Wen Wang, de l'université Renmin, a rappelé que la Chine vit actuellement un processus de «désaméricanisation» très marqué dans les domaines de l'éducation et de la technologie, en privilégiant «son propre système de connaissances».

Il y voit un énorme potentiel de coopération entre la Russie et la Chine sur les plans économique et financier, et souligne qu'il est urgent d'ouvrir les marchés financiers des deux pays. Vladivostok pourrait même devenir le prochain Hong Kong. Plusieurs participants au forum ont souligné que Vladivostok dispose de tous les atouts nécessaires pour devenir un centre stratégique d'intégration du Sud global.

L'Arctique sera au centre des éventuels accords commerciaux entre Russes et Américains. Des échanges sérieux sont en cours depuis le mois de mars, notamment à l'occasion de la récente rencontre entre Poutine et Trump.

Face à des défis logistiques colossaux, une percée économique dans l'Arctique, à proximité et sur le territoire de l'Alaska, pourrait finalement représenter pour les États-Unis un moyen d'éviter une catastrophe économique. L'Arctique, de facto dominé par la Russie, pourrait ainsi finir par devenir la scène idéale pour contenir l'empire du chaos.

La Russie a d'ailleurs déjà développé une infrastructure arctique étendue et complexe, en constante évolution.
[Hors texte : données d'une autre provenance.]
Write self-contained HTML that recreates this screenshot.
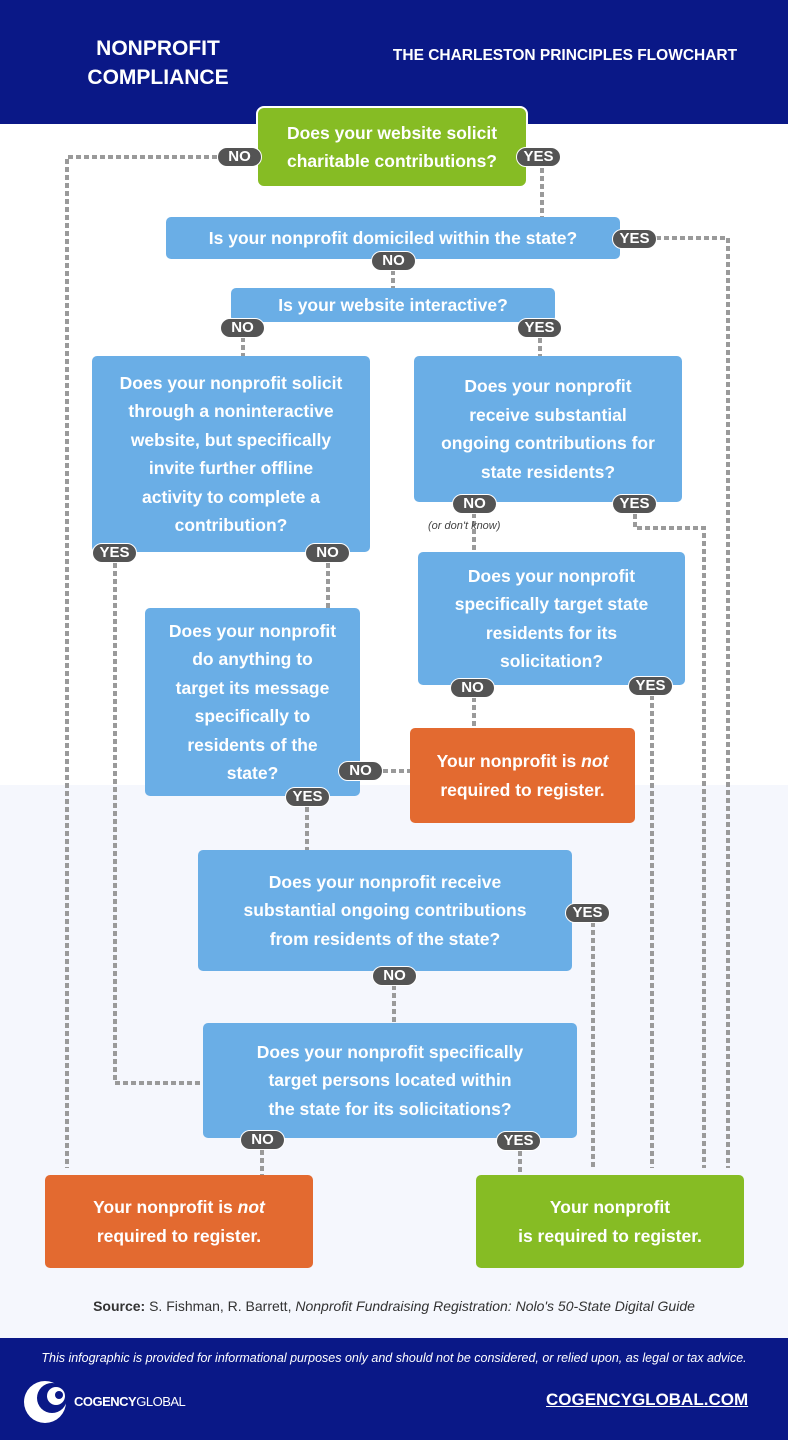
<!DOCTYPE html>
<html><head><meta charset="utf-8"><style>
*{margin:0;padding:0;box-sizing:border-box}
body{width:788px;height:1440px;position:relative;background:#fff;font-family:"Liberation Sans",sans-serif;overflow:hidden}
.hdr{position:absolute;left:0;top:0;width:788px;height:124px;background:#0a1887}
.light{position:absolute;left:0;top:785px;width:788px;height:553px;background:#f5f7fd}
.ftr{position:absolute;left:0;top:1338px;width:788px;height:102px;background:#0a1887}
.b{position:absolute;display:flex;align-items:center;justify-content:center;text-align:center;color:#fff;font-weight:bold;font-size:17.5px;line-height:28.5px;border-radius:5px}
.blue{background:#6aaee6}
.green{background:#86bc24}
.orange{background:#e36a30}
.bd{position:absolute;width:45px;height:20px;border-radius:10px;background:#545454;color:#fff;font-weight:bold;font-size:15px;line-height:18px;text-align:center;border:1.5px solid #fff}
svg{position:absolute;left:0;top:0}
</style></head><body>
<div class="hdr"></div>
<div class="light"></div>
<div class="ftr"></div>
<div style="position:absolute;left:60px;top:34px;width:196px;text-align:center;color:#fff;font-weight:bold;font-size:21px;line-height:29px">NONPROFIT<br>COMPLIANCE</div>
<div style="position:absolute;left:370px;top:47px;width:390px;text-align:center;color:#fff;font-size:15.5px;font-weight:bold;white-space:nowrap">THE CHARLESTON PRINCIPLES FLOWCHART</div>

<svg width="788" height="1440" fill="none" stroke="#9a9a9a" stroke-width="4" stroke-dasharray="5 3">
<path d="M217 157H67V1168"/>
<path d="M542 168V217"/>
<path d="M656 238H728V1168"/>
<path d="M393 270V288"/>
<path d="M243 337V356"/>
<path d="M540 338V356"/>
<path d="M115 563V1083H203"/>
<path d="M328 563V608"/>
<path d="M474 513V552"/>
<path d="M635 514V528H704V1168"/>
<path d="M474 697V728"/>
<path d="M652 695V1168"/>
<path d="M383 771H410"/>
<path d="M307 807V850"/>
<path d="M593 922V1168"/>
<path d="M394 985V1023"/>
<path d="M262 1150V1175"/>
<path d="M520 1151V1175"/>
</svg>

<div class="b green" style="left:256px;top:106px;width:272px;height:82px;border:2px solid #fff;border-radius:8px"><span>Does your website solicit<br>charitable contributions?</span></div>
<div class="b blue" style="left:166px;top:217px;width:454px;height:42px"><span>Is your nonprofit domiciled within the state?</span></div>
<div class="b blue" style="left:231px;top:288px;width:324px;height:34px"><span>Is your website interactive?</span></div>
<div class="b blue" style="left:92px;top:356px;width:278px;height:196px"><span>Does your nonprofit solicit<br>through a noninteractive<br>website, but specifically<br>invite further offline<br>activity to complete a<br>contribution?</span></div>
<div class="b blue" style="left:414px;top:356px;width:268px;height:146px"><span>Does your nonprofit<br>receive substantial<br>ongoing contributions for<br>state residents?</span></div>
<div class="b blue" style="left:418px;top:552px;width:267px;height:133px"><span>Does your nonprofit<br>specifically target state<br>residents for its<br>solicitation?</span></div>
<div class="b blue" style="left:145px;top:608px;width:215px;height:188px"><span>Does your nonprofit<br>do anything to<br>target its message<br>specifically to<br>residents of the<br>state?</span></div>
<div class="b orange" style="left:410px;top:728px;width:225px;height:95px"><span>Your nonprofit is <i>not</i><br>required to register.</span></div>
<div class="b blue" style="left:198px;top:850px;width:374px;height:121px"><span>Does your nonprofit receive<br>substantial ongoing contributions<br>from residents of the state?</span></div>
<div class="b blue" style="left:203px;top:1023px;width:374px;height:115px"><span>Does your nonprofit specifically<br>target persons located within<br>the state for its solicitations?</span></div>
<div class="b orange" style="left:45px;top:1175px;width:268px;height:93px"><span>Your nonprofit is <i>not</i><br>required to register.</span></div>
<div class="b green" style="left:476px;top:1175px;width:268px;height:93px"><span>Your nonprofit<br>is required to register.</span></div>

<div class="bd" style="left:217px;top:147px">NO</div>
<div class="bd" style="left:516px;top:147px">YES</div>
<div class="bd" style="left:612px;top:229px">YES</div>
<div class="bd" style="left:371px;top:251px">NO</div>
<div class="bd" style="left:220px;top:318px">NO</div>
<div class="bd" style="left:517px;top:318px">YES</div>
<div class="bd" style="left:92px;top:543px">YES</div>
<div class="bd" style="left:305px;top:543px">NO</div>
<div class="bd" style="left:452px;top:494px">NO</div>
<div class="bd" style="left:612px;top:494px">YES</div>
<div class="bd" style="left:450px;top:678px">NO</div>
<div class="bd" style="left:628px;top:676px">YES</div>
<div class="bd" style="left:338px;top:761px">NO</div>
<div class="bd" style="left:285px;top:787px">YES</div>
<div class="bd" style="left:565px;top:903px">YES</div>
<div class="bd" style="left:372px;top:966px">NO</div>
<div class="bd" style="left:240px;top:1130px">NO</div>
<div class="bd" style="left:496px;top:1131px">YES</div>
<div style="position:absolute;left:428px;top:520px;font-size:11px;font-style:italic;color:#444">(or don't know)</div>

<div style="position:absolute;left:0;top:1298px;width:788px;text-align:center;font-size:14px;color:#333"><b>Source:</b> S. Fishman, R. Barrett, <i>Nonprofit Fundraising Registration: Nolo's 50-State Digital Guide</i></div>
<div style="position:absolute;left:0;top:1351px;width:788px;text-align:center;font-size:12.5px;font-style:italic;color:#fff">This infographic is provided for informational purposes only and should not be considered, or relied upon, as legal or tax advice.</div>
<svg width="788" height="1440"><circle cx="45" cy="1402" r="21" fill="#fff"/><circle cx="52" cy="1398" r="15" fill="#0a1887"/><circle cx="56" cy="1396" r="9" fill="#fff"/><circle cx="59" cy="1395" r="4" fill="#0a1887"/></svg>
<div style="position:absolute;left:74px;top:1394px;color:#fff;font-size:13px;font-weight:bold;letter-spacing:-0.5px">COGENCY<span style="font-weight:normal">GLOBAL</span></div>
<div style="position:absolute;left:546px;top:1390px;color:#fff;font-size:17px;font-weight:bold;text-decoration:underline">COGENCYGLOBAL.COM</div>
</body></html>
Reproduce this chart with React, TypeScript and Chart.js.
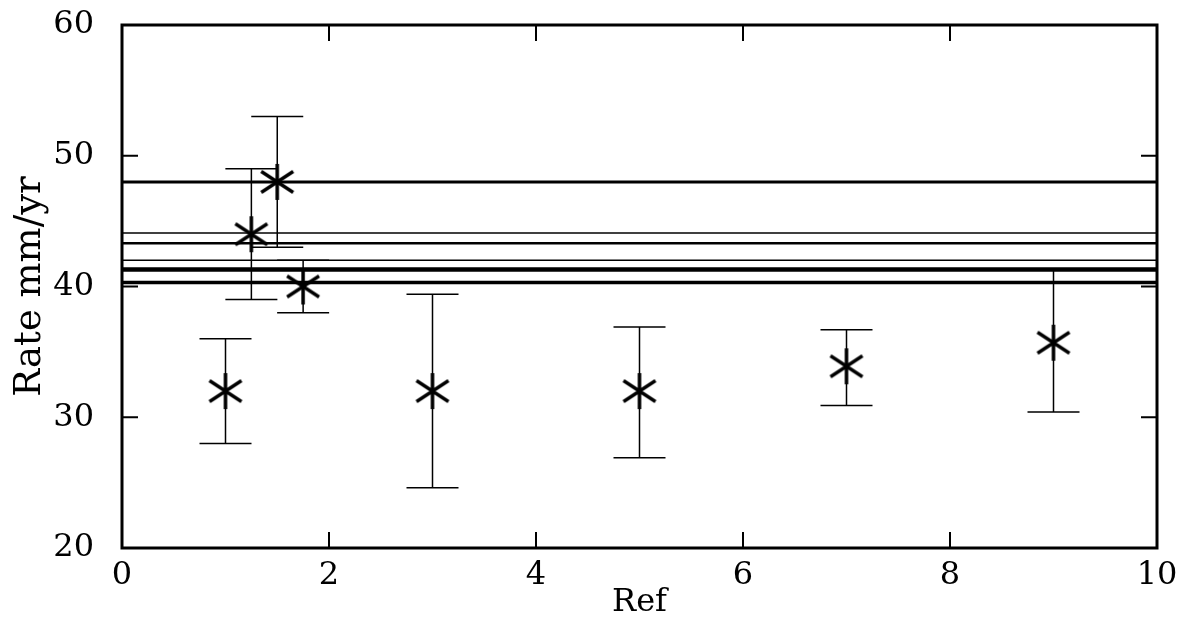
import React, { useEffect, useRef } from "react";
import { Chart, registerables } from "chart.js";

Chart.register(...registerables);

// Data
const refX = [1, 1.25, 1.5, 1.75, 3, 5, 7, 9];
const rates = [32, 44, 48, 40, 32, 32, 33.9, 35.7];
const lowerErr = [28, 39, 43, 38, 24.6, 26.9, 30.9, 30.4];
const upperErr = [36, 49, 53, 42, 39.4, 36.9, 36.7, 41.3];
const refLines = [48, 44.1, 43.3, 42.0, 41.3, 40.3];
const refLineWidths = [3, 1.5, 2.5, 1.5, 4.5, 3.5];
const xTicks = [0, 2, 4, 6, 8, 10];
const yTicks = [20, 30, 40, 50, 60];

const FONT = "'DejaVu Serif', serif";

function makeAsterisk(): HTMLCanvasElement {
  const c = document.createElement("canvas");
  c.width = 40;
  c.height = 40;
  const g = c.getContext("2d")!;
  g.strokeStyle = "#000";
  g.lineCap = "butt";
  g.lineWidth = 3.5;
  g.beginPath();
  g.moveTo(20, 2);
  g.lineTo(20, 38);
  g.stroke();
  g.lineWidth = 3.4;
  g.beginPath();
  g.moveTo(4, 9.5);
  g.lineTo(36, 30.5);
  g.moveTo(4, 30.5);
  g.lineTo(36, 9.5);
  g.stroke();
  return c;
}

const framePlugin = {
  id: "frameAndErrors",
  afterDatasetsDraw(chart: any) {
    const { ctx, chartArea, scales } = chart;
    const xs = scales.x;
    const ys = scales.y;
    ctx.save();
    // error bars
    ctx.strokeStyle = "#000";
    ctx.lineWidth = 1.5;
    const cap = 26;
    for (let i = 0; i < refX.length; i++) {
      const px = xs.getPixelForValue(refX[i]);
      const lo = ys.getPixelForValue(lowerErr[i]);
      const hi = ys.getPixelForValue(upperErr[i]);
      ctx.beginPath();
      ctx.moveTo(px, lo);
      ctx.lineTo(px, hi);
      ctx.moveTo(px - cap, lo);
      ctx.lineTo(px + cap, lo);
      ctx.moveTo(px - cap, hi);
      ctx.lineTo(px + cap, hi);
      ctx.stroke();
    }
    // frame
    ctx.lineWidth = 3;
    ctx.strokeRect(
      chartArea.left,
      chartArea.top,
      chartArea.right - chartArea.left,
      chartArea.bottom - chartArea.top
    );
    // inward ticks
    ctx.lineWidth = 2;
    const tl = 16;
    ctx.beginPath();
    for (const t of xTicks) {
      if (t === xTicks[0] || t === xTicks[xTicks.length - 1]) continue;
      const px = xs.getPixelForValue(t);
      ctx.moveTo(px, chartArea.bottom);
      ctx.lineTo(px, chartArea.bottom - tl);
      ctx.moveTo(px, chartArea.top);
      ctx.lineTo(px, chartArea.top + tl);
    }
    for (const t of yTicks) {
      if (t === yTicks[0] || t === yTicks[yTicks.length - 1]) continue;
      const py = ys.getPixelForValue(t);
      ctx.moveTo(chartArea.left, py);
      ctx.lineTo(chartArea.left + tl, py);
      ctx.moveTo(chartArea.right, py);
      ctx.lineTo(chartArea.right - tl, py);
    }
    ctx.stroke();
    ctx.restore();
  },
};

export default function App() {
  const ref = useRef<HTMLCanvasElement>(null);
  useEffect(() => {
    if (!ref.current) return;
    const star = makeAsterisk();
    const lineSets = refLines.map((v, i) => ({
      type: "line" as const,
      data: [
        { x: xTicks[0], y: v },
        { x: xTicks[xTicks.length - 1], y: v },
      ],
      borderColor: "#000",
      borderWidth: refLineWidths[i],
      pointRadius: 0,
      showLine: true,
      order: 2,
    }));
    const chart = new Chart(ref.current, {
      type: "scatter",
      data: {
        datasets: [
          ...lineSets,
          {
            type: "scatter",
            data: refX.map((x, i) => ({ x, y: rates[i] })),
            pointStyle: star,
            pointRadius: 20,
            borderColor: "#000",
            backgroundColor: "#000",
            order: 1,
          } as any,
        ],
      },
      options: {
        animation: false,
        responsive: false,
        layout: { padding: { left: 0, top: 25, right: 29, bottom: 0 } },
        plugins: {
          legend: { display: false },
          tooltip: { enabled: false },
        },
        scales: {
          x: {
            type: "linear",
            min: 0,
            max: 10,
            afterFit: (s: any) => {
              s.height = 71;
              s.paddingLeft = 0;
              s.paddingRight = 0;
            },
            afterBuildTicks: (s: any) => {
              s.ticks = xTicks.map((v) => ({ value: v }));
            },
            grid: { display: false, drawTicks: false },
            border: { display: false },
            ticks: {
              color: "#000",
              font: { family: FONT, size: 32 },
              padding: 8,
              maxRotation: 0,
            },
            title: {
              display: true,
              text: "Ref",
              color: "#000",
              font: { family: FONT, size: 32, lineHeight: 1 },
              padding: { top: -3, bottom: 0 },
            },
          },
          y: {
            type: "linear",
            min: 20,
            max: 60,
            afterFit: (s: any) => {
              s.width = 122;
              s.paddingTop = 0;
              s.paddingBottom = 0;
            },
            afterBuildTicks: (s: any) => {
              s.ticks = yTicks.map((v) => ({ value: v }));
            },
            grid: { display: false, drawTicks: false },
            border: { display: false },
            ticks: {
              color: "#000",
              font: { family: FONT, size: 32 },
              padding: 28,
            },
            title: {
              display: true,
              text: "Rate mm/yr",
              color: "#000",
              font: { family: FONT, size: 37, lineHeight: 1 },
              padding: { top: 12, bottom: 0 },
            },
          },
        },
      },
      plugins: [framePlugin],
    } as any);
    return () => chart.destroy();
  }, []);
  return (
    <canvas
      ref={ref}
      width={1186}
      height={619}
      style={{ position: "absolute", left: 0, top: 0, width: 1186, height: 619 }}
    />
  );
}
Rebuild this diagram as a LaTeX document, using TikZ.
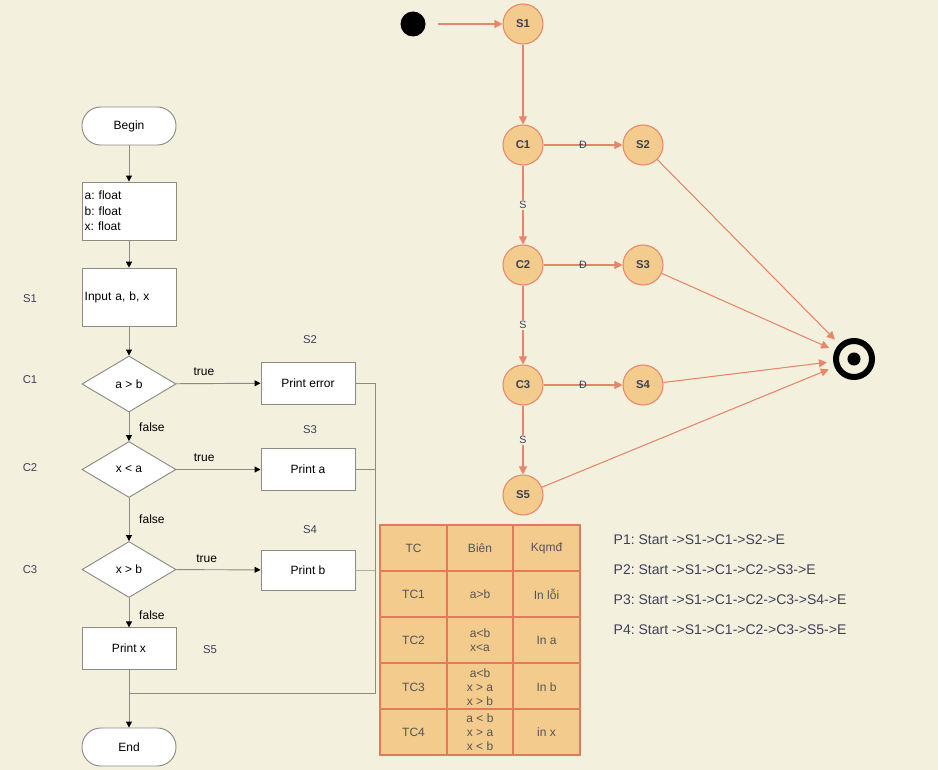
\documentclass[tikz,border=0pt]{standalone}
\usepackage{fontspec}
\setmainfont{Liberation Sans}
\usetikzlibrary{shapes.geometric,arrows.meta}

\definecolor{bgpaper}{HTML}{F4F0DE}
\definecolor{flowline}{HTML}{8C8C84}
\definecolor{labelcol}{HTML}{3E3F58}
\definecolor{statefill}{HTML}{F2CB8D}
\definecolor{statedraw}{HTML}{E5896A}
\definecolor{edgecol}{HTML}{E6866A}
\definecolor{cellfill}{HTML}{F2CB8D}
\definecolor{celldraw}{HTML}{E07C5C}
\definecolor{celltext}{HTML}{555555}

\tikzset{
  flowbox/.style={draw=flowline, fill=white, line width=0.7pt, minimum width=70.5pt,
    inner sep=2pt, font=\fontsize{9}{11.6}\selectfont},
  termbox/.style={flowbox, rounded corners=14pt, minimum height=28.5pt},
  decide/.style={flowbox, diamond, aspect=1.68, inner sep=0pt, minimum height=42pt},
  flowarrow/.style={draw=flowline, line width=0.7pt, -{Triangle[length=4.5pt,width=4.5pt,color=black]}},
  branch/.style={font=\fontsize{9}{11}\selectfont},
  sidelabel/.style={text=labelcol, font=\fontsize{8.5}{10}\selectfont},
  state/.style={circle, draw=statedraw, fill=statefill, line width=0.8pt, minimum size=30pt,
    inner sep=0pt, text=labelcol, font=\bfseries\fontsize{8.5}{10}\selectfont},
  trans/.style={draw=edgecol, line width=0.8pt, -{Triangle[length=6pt,width=6pt]}},
  dlabel/.style={text=labelcol, font=\fontsize{8}{10}\selectfont, inner sep=1pt},
  slabel/.style={dlabel, fill=bgpaper},
  cell/.style={text=celltext, align=center, font=\fontsize{9}{10.5}\selectfont},
  pathline/.style={anchor=west, text=labelcol, font=\fontsize{10.5}{12}\selectfont}
}

\begin{document}
\frenchspacing
\begin{tikzpicture}[x=0.75pt, y=-0.75pt]
\fill[bgpaper] (0,0) rectangle (938,770);
\useasboundingbox (0,0) rectangle (938,770);

% flowchart
\node[termbox] (begin) at (129,126) {Begin};
\node[flowbox, minimum height=43.5pt, text width=66.5pt, align=left] (decl) at (129,211) {a: float\\b: float\\x: float};
\node[flowbox, minimum height=44pt, text width=66.5pt, align=left] (input) at (129,297.5) {Input a, b, x};
\node[decide] (c1) at (129,384) {a > b};
\node[flowbox, minimum height=31.5pt] (perr) at (308,383) {Print error};
\node[decide] (c2) at (129,469.5) {x < a};
\node[flowbox, minimum height=31pt] (pa) at (308,469.5) {Print a};
\node[decide] (c3) at (129,569.5) {x > b};
\node[flowbox, minimum height=30pt] (pb) at (308,570) {Print b};
\node[flowbox, minimum height=31pt] (px) at (129,648.5) {Print x};
\node[termbox] (stop) at (129,747) {End};

\draw[flowarrow] (begin) -- (decl);
\draw[flowarrow] (decl) -- (input);
\draw[flowarrow] (input) -- (c1);
\draw[flowarrow] (c1) -- node[branch, above=2pt, pos=0.33] {true} (perr);
\draw[flowarrow] (c1) -- node[branch, right=4pt] {false} (c2);
\draw[flowarrow] (c2) -- node[branch, above=2pt, pos=0.33] {true} (pa);
\draw[flowarrow] (c2) -- node[branch, right=4pt] {false} (c3);
\draw[flowarrow] (c3) -- node[branch, above=2pt, pos=0.36] {true} (pb);
\draw[flowarrow] (c3) -- node[branch, right=4pt, pos=0.6] {false} (px);

\coordinate (rjoin) at (375,693);
\draw[flowline, line width=0.7pt] (perr.east) -| (rjoin) -- (rjoin -| px.south);
\draw[flowline, line width=0.7pt] (pa.east) -- (pa.east -| rjoin);
\draw[flowline!70, line width=0.7pt] (pb.east) -- (pb.east -| rjoin);
\draw[flowarrow] (px.south) -- (stop.north);

% side labels
\node[sidelabel] (lS1) at (30,299) {S1};
\node[sidelabel] (lC1) at (30,380) {C1};
\node[sidelabel] (lC2) at (30,468) {C2};
\node[sidelabel] (lC3) at (30,570) {C3};
\node[sidelabel] (lS2) at (310,340) {S2};
\node[sidelabel] (lS3) at (310,430) {S3};
\node[sidelabel] (lS4) at (310,530) {S4};
\node[sidelabel] (lS5) at (210,650) {S5};

% test case table
\draw[celldraw, fill=cellfill, line width=0.8pt] (380,525) rectangle (580,755);
\foreach \x in {447,513} \draw[celldraw, line width=0.8pt] (\x,525) -- (\x,755);
\foreach \y in {571,617,663,709} \draw[celldraw, line width=0.8pt] (380,\y) -- (580,\y);
\foreach \r/\y/\tc/\bien/\kq in {0/548/TC/Biên/Kqmđ, 1/594/TC1/{a>b}/In lỗi,
    2/640/TC2/{a<b\\x<a}/In a, 3/687/TC3/{a<b\\x > a\\x > b}/In b,
    4/732/TC4/{a < b\\x > a\\x < b}/in x}{
  \node[cell] (tc-\r) at (413.5,\y) {\tc};
  \node[cell] (bien-\r) at (480,\y) {\bien};
  \node[cell] (kq-\r) at (546.5,\y) {\kq};
}

% paths
\node[pathline] (p1) at (609,540) {P1: Start ->S1->C1->S2->E};
\node[pathline] (p2) at (609,570) {P2: Start ->S1->C1->C2->S3->E};
\node[pathline] (p3) at (609,600) {P3: Start ->S1->C1->C2->C3->S4->E};
\node[pathline] (p4) at (609,630) {P4: Start ->S1->C1->C2->C3->S5->E};

% control flow graph
\node[circle, fill=black, minimum size=18.75pt, inner sep=0pt] (start) at (413,24) {};
\node[state] (sS1) at (523,24) {S1};
\node[state] (sC1) at (523,145) {C1};
\node[state] (sS2) at (643,145) {S2};
\node[state] (sC2) at (523,265) {C2};
\node[state] (sS3) at (643,265) {S3};
\node[state] (sC3) at (523,385) {C3};
\node[state] (sS4) at (643,385) {S4};
\node[state] (sS5) at (523,495) {S5};
\node[circle, minimum size=40.5pt, inner sep=0pt] (fin) at (854,359) {};
\draw[line width=4.5pt] (fin.center) circle (13.5pt);
\fill (fin.center) circle (4.9pt);

\draw[trans, shorten <=9pt] (start) -- (sS1);
\draw[trans] (sS1) -- (sC1);
\draw[trans] (sC1) -- node[dlabel] {Đ} (sS2);
\draw[trans] (sC1) -- node[slabel] {S} (sC2);
\draw[trans] (sC2) -- node[dlabel] {Đ} (sS3);
\draw[trans] (sC2) -- node[slabel] {S} (sC3);
\draw[trans] (sC3) -- node[dlabel] {Đ} (sS4);
\draw[trans] (sC3) -- node[slabel] {S} (sS5);
\draw[trans] (sS2) -- (fin);
\draw[trans] (sS3) -- (fin);
\draw[trans] (sS4) -- (fin);
\draw[trans] (sS5) -- (fin);
\end{tikzpicture}
\end{document}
Avec des ports gigantesques, des installations de traitement du GNL, des villes entières de salariés et de techniciens, ainsi qu'une flotte de brise-glaces nucléaires (neuf en service, deux autres à venir), la Russie dispose d'atouts considérables à exploiter dans ses interactions avec les États-Unis.

Au final, ces quelques journées mouvementées de la semaine dernière assurent l'avenir. Le grand maître Lavrov a une fois de plus livré une analyse succincte de la triple poignée de main entre Poutine, Xi et Modi :

«Cette scène est la preuve que trois grandes puissances, représentant trois grandes civilisations, s'accordent sur de nombreux intérêts communs dans de multiples domaines».

Mais en réalité, c'est bien plus encore - c'est l'émergence d'un nouveau monde.